As I pondered the cormorants, my mind went to the whales who live and move and have their being in the sea. They move in its currents, are enveloped by its power, and sustained by its bounty. Their other-world songs echo in the depths. Humanity has been captured by their haunting melodies and study its complex compositions and evolving patterns. We wonder at their song.
Perhaps they sing for the joy of the song. Perhaps they’re humming to themselves, and perhaps they’re praising their Creator. Is that so outlandish? In Revelation 5:13, John wrote, “Then I heard every creature in heaven and on earth and under the earth and on the sea, and all that is in them, singing: To him who sits on the throne and to the Lamb be praise and honor and glory and power for ever and ever!”
O God, stretch the boundaries of my limited perspective. I don’t want to live out my life on the surface only occasionally going deeper. I want to be deeper, live deeper, and stay deeper. I want to feel the surge and rush of Your unrestrained power in my life, carried by Your currents of love, and fed from the bounty of Your depths. I want to live and move and have my being in You. I want Your Presence around me carrying me, lifting me, challenging me, and sustaining me.
As I prayed and pondered this, a distant spout of spray and a dark glistening back broke the grey-green surface of the sea. Then a great tail lifted and disappeared again into the deep.
whales 2_edited-1…in Him we live and move and have our being. Acts 17:28
 
 

Folded Wings

I pray that the eyes of your heart may be enlightened in order that you may know…his incomparably great power for us who believe. Ephesians 1:19
 
Do you feel like everybody wants a piece of you, and you’re losing yourself one bite at a time? Are growing demands consuming you from the inside out? Do you feel that if you don’t keep moving you may not be able to move at all? I do sometimes, and I see it and hear it in the people around me. Yet, there is power, an incomparably great power, within reach of even the weakest and most frazzled.
This power – this dynamis overshadowed Mary at the conception of the Son of God. It’s the same power the woman tapped when she touched the hem of Jesus’ garment, and it’s the dynamis that works in us to do immeasurably more than all we ask or imagine – more than we could ever dream!
With all this power resident in me, I still struggle. How can I know and experience this incomparably great power in the demands of my day? How do I tap into it? I think the answer is in my posture. It isn’t in having more time to do more or working harder or even getting more sleep. The secret is folding my wings and being still at the feet of Power Himself.
In Psalm 46:10 God says, “Be still, and know that I am God.” To be still means to stop all activity, to fold the wings and sink down. When I start my day with folded wings and sink down into God, He fills me with His Spirit and strengthens my heart for the day.

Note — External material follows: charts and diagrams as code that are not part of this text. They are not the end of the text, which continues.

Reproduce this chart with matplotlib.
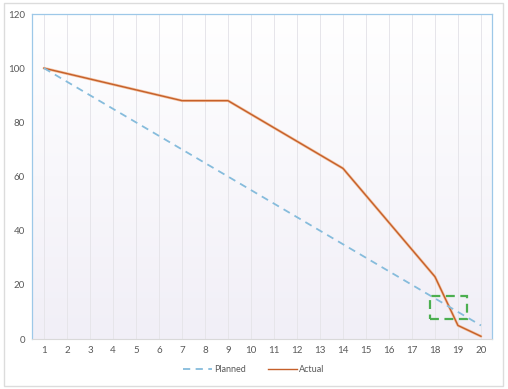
import numpy as np
import matplotlib
matplotlib.use('Agg')
import matplotlib.pyplot as plt
from matplotlib.patches import Rectangle
from matplotlib.colors import LinearSegmentedColormap

plt.rcParams['font.family'] = ['Lato', 'DejaVu Sans']

days = list(range(1, 21))
planned = [100, 95, 90, 85, 80, 75, 70, 65, 60, 55, 50, 45, 40, 35, 30, 25, 20, 15, 10, 5]
actual = [100, 98, 96, 94, 92, 90, 88, 88, 88, 83, 78, 73, 68, 63, 53, 43, 33, 23, 5, 1]
y_ticks = [0, 20, 40, 60, 80, 100, 120]

# highlight box (days, value)
box_x = (17.8, 19.4)
box_y = (7.5, 16.0)

fig = plt.figure(figsize=(5.08, 3.89), dpi=100)
ax = fig.add_axes([0.063, 0.1285, 0.9055, 0.8355])

# outer frame
fig.patches.append(Rectangle((4 / 508, 3 / 389), 499 / 508, 383 / 389, transform=fig.transFigure,
                             fill=False, edgecolor='#dcdcdc', lw=1))

# background gradient
cmap = LinearSegmentedColormap.from_list('bg', ['#ffffff', '#f1eff7'])
grad = np.linspace(0, 1, 256).reshape(-1, 1)
ax.imshow(grad, extent=[0.48, 20.48, 0, 120], aspect='auto', cmap=cmap, zorder=0, origin='upper')

for d in days:
    ax.axvline(d, color='#e6e5ea', lw=0.7, zorder=1)

ax.plot(days, actual, color='#f3c1a0', lw=2.0, zorder=3, solid_capstyle='round')
ax.plot(days, actual, color='#c5602a', lw=1.0, zorder=4, label='Actual')
ax.plot(days, planned, color='#86bcdc', lw=1.3, ls=(0, (4, 3)), zorder=4, label='Planned')

ax.add_patch(Rectangle((box_x[0], box_y[0]), box_x[1] - box_x[0], box_y[1] - box_y[0],
                       fill=False, edgecolor='#4caf50', lw=1.6, ls=(0, (4, 2.5)), zorder=5))

ax.set_xlim(0.48, 20.48)
ax.set_ylim(0, 120)
ax.set_xticks(days)
ax.set_yticks(y_ticks)
ax.tick_params(length=0, labelsize=7, colors='#595959', pad=5)

for s in ['left', 'top', 'right']:
    ax.spines[s].set_color('#9dc8e8')
    ax.spines[s].set_linewidth(0.9)
ax.spines['bottom'].set_color('#d9d9d9')
ax.spines['bottom'].set_linewidth(0.8)

h, l = ax.get_legend_handles_labels()
fig.legend([h[1], h[0]], [l[1], l[0]], loc='center', bbox_to_anchor=(0.5, 0.05), ncol=2,
           frameon=False, fontsize=6.5, labelcolor='#595959', handlelength=3.2, columnspacing=2.5,
           handletextpad=0.2)

fig.savefig('out.png', dpi=100)
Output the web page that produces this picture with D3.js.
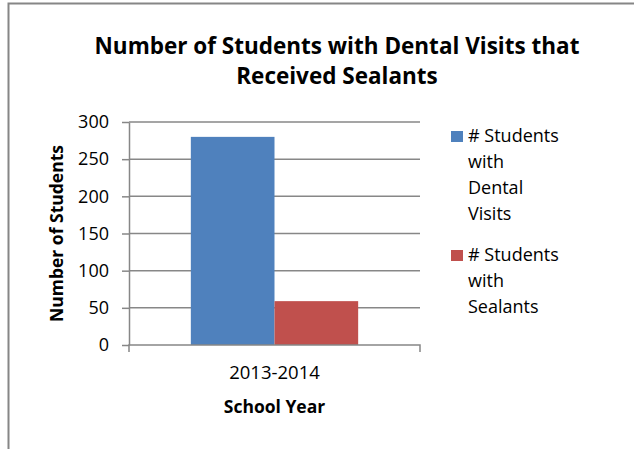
<!DOCTYPE html>
<html>
<head>
<meta charset="utf-8">
<script src="https://cdn.jsdelivr.net/npm/d3@7"></script>
<style>
  body { margin: 0; background: #fff; }
  svg text { font-family: "Open Sans", sans-serif; fill: #000; }
</style>
</head>
<body>
<div id="chart"></div>
<script>
"use strict";

const categories = ["2013-2014"];
const seriesNames = ["# Students with Dental Visits", "# Students with Sealants"];
const dentalVisits = [280];
const sealants = [59];
const yTicks = [0, 50, 100, 150, 200, 250, 300];
const legendLines = [["# Students", "with", "Dental", "Visits"], ["# Students", "with", "Sealants"]];
const colors = ["#4F81BD", "#C0504D"];

const width = 634, height = 449;
const margin = { top: 122, right: 214, bottom: 104, left: 129 };

const svg = d3.select("#chart").append("svg")
  .attr("width", width)
  .attr("height", height);

// outer border (only top and left show in the picture)
svg.append("path")
  .attr("d", `M8.5,${height} V3.5 H${width}`)
  .attr("fill", "none")
  .attr("stroke", "#868686")
  .attr("stroke-width", 2);

const x0 = d3.scaleBand()
  .domain(categories)
  .range([margin.left, width - margin.right]);

// bars take roughly 57% of the category band, centered
const groupW = x0.bandwidth() * 0.575;
const x1 = d3.scaleBand()
  .domain(seriesNames)
  .range([(x0.bandwidth() - groupW) / 2, (x0.bandwidth() + groupW) / 2]);

const y = d3.scaleLinear()
  .domain([0, 300])
  .range([height - margin.bottom, margin.top]);

// gridlines
svg.append("g")
  .selectAll("line")
  .data(yTicks.filter((d) => d > 0))
  .join("line")
  .attr("x1", margin.left)
  .attr("x2", width - margin.right)
  .attr("y1", (d) => y(d))
  .attr("y2", (d) => y(d))
  .attr("stroke", "#878787")
  .attr("stroke-width", 1.5);

// y axis
const yAxis = d3.axisLeft(y).tickValues(yTicks).tickSizeInner(7).tickSizeOuter(0).tickPadding(13);
const gy = svg.append("g")
  .attr("transform", `translate(${margin.left},0)`)
  .call(yAxis);
gy.select(".domain").attr("stroke", "#878787").attr("stroke-width", 1.5);
gy.selectAll(".tick line").attr("stroke", "#878787").attr("stroke-width", 1.5);
gy.selectAll(".tick text").attr("font-size", 18).attr("font-family", "Open Sans").attr("fill", "#000");

// bars
const data = categories.map((c, i) => ({ cat: c, vals: [dentalVisits[i], sealants[i]] }));
svg.append("g")
  .selectAll("g")
  .data(data)
  .join("g")
  .attr("transform", (d) => `translate(${x0(d.cat)},0)`)
  .selectAll("rect")
  .data((d) => d.vals.map((v, i) => ({ v, name: seriesNames[i], i })))
  .join("rect")
  .attr("x", (d) => x1(d.name))
  .attr("width", x1.bandwidth())
  .attr("y", (d) => y(d.v))
  .attr("height", (d) => y(0) - y(d.v))
  .attr("fill", (d) => colors[d.i]);

// x axis
const xAxis = d3.axisBottom(x0).tickSize(0).tickPadding(21);
const gx = svg.append("g")
  .attr("transform", `translate(0,${y(0)})`)
  .call(xAxis);
gx.select(".domain").remove();
gx.append("path")
  .attr("d", `M${margin.left},7 V0 H${width - margin.right} V7`)
  .attr("fill", "none")
  .attr("stroke", "#878787")
  .attr("stroke-width", 1.5);
gx.selectAll(".tick text").attr("font-size", 18.5).attr("font-family", "Open Sans").attr("fill", "#000");

// titles
svg.append("text")
  .attr("x", 337).attr("y", 54)
  .attr("text-anchor", "middle")
  .attr("font-size", 22.5).attr("font-weight", "bold")
  .text("Number of Students with Dental Visits that");
svg.append("text")
  .attr("x", 337).attr("y", 84)
  .attr("text-anchor", "middle")
  .attr("font-size", 22.5).attr("font-weight", "bold")
  .text("Received Sealants");

svg.append("text")
  .attr("x", x0(categories[0]) + x0.bandwidth() / 2).attr("y", 413)
  .attr("text-anchor", "middle")
  .attr("font-size", 17.5).attr("font-weight", "bold")
  .text("School Year");

svg.append("text")
  .attr("transform", `translate(63,${(margin.top + y(0)) / 2}) rotate(-90)`)
  .attr("text-anchor", "middle")
  .attr("font-size", 17.5).attr("font-weight", "bold")
  .text("Number of Students");

// legend
const legendTop = [131, 250];
const legend = svg.append("g").selectAll("g")
  .data(legendLines)
  .join("g")
  .attr("transform", (d, i) => `translate(451,${legendTop[i]})`);
legend.append("rect")
  .attr("width", 12).attr("height", 11)
  .attr("fill", (d, i) => colors[i]);
legend.selectAll("text")
  .data((d) => d)
  .join("text")
  .attr("x", 17)
  .attr("y", (d, j) => 11 + j * 26)
  .attr("font-size", 18)
  .text((d) => d);
</script>
</body>
</html>
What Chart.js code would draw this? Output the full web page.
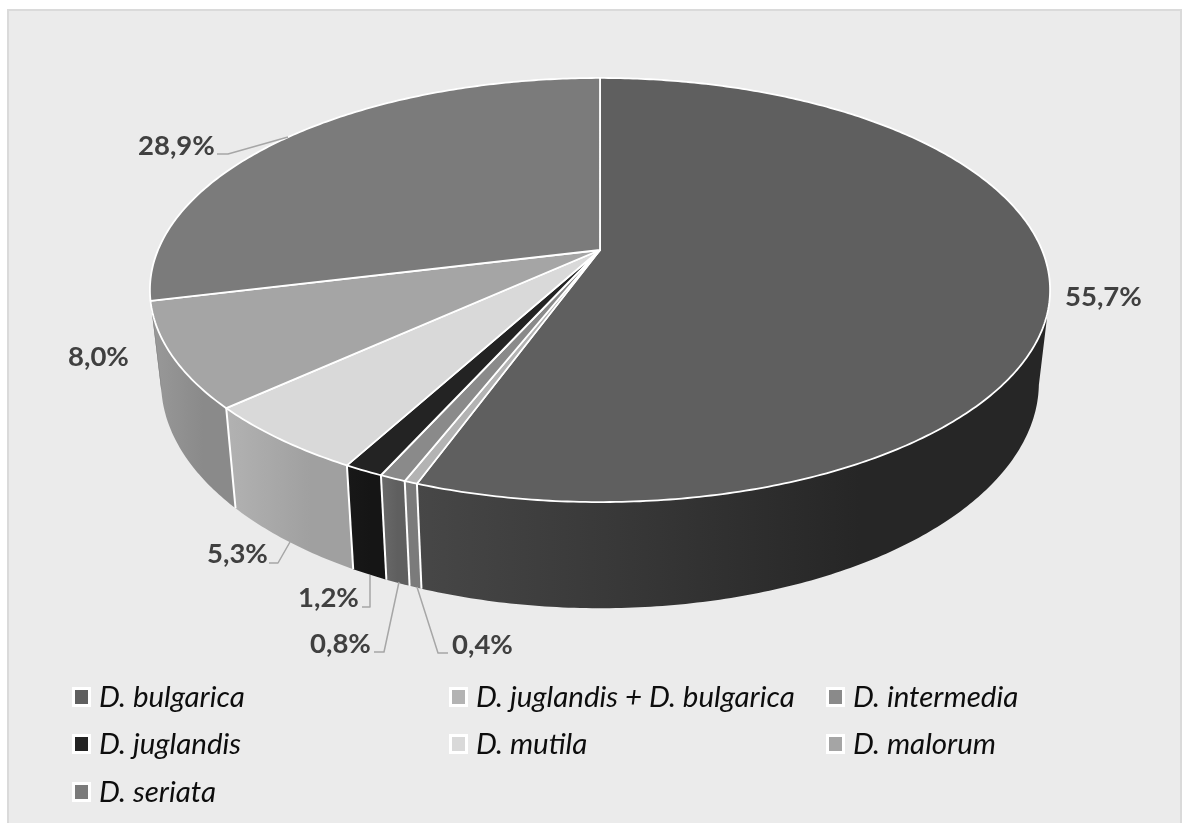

in quietness and trust is your strength,

but you would have none of it.

Isaiah 30:15 

That last phrase is sobering because sometimes I would have none of it and run through my days without it. Those are the days my soul is stretched thin and my spirit grows weary.
God doesn’t call me to frantic unrelenting activity. He calls me every day to stillness. So, I set myself before God every morning and fold my wings. In those quiet moments of submission, His Spirit moves in the silence of my soul filling me, renewing me, and empowering me to do as He desires. From that place of stillness, I rise to soar on wings like eagles.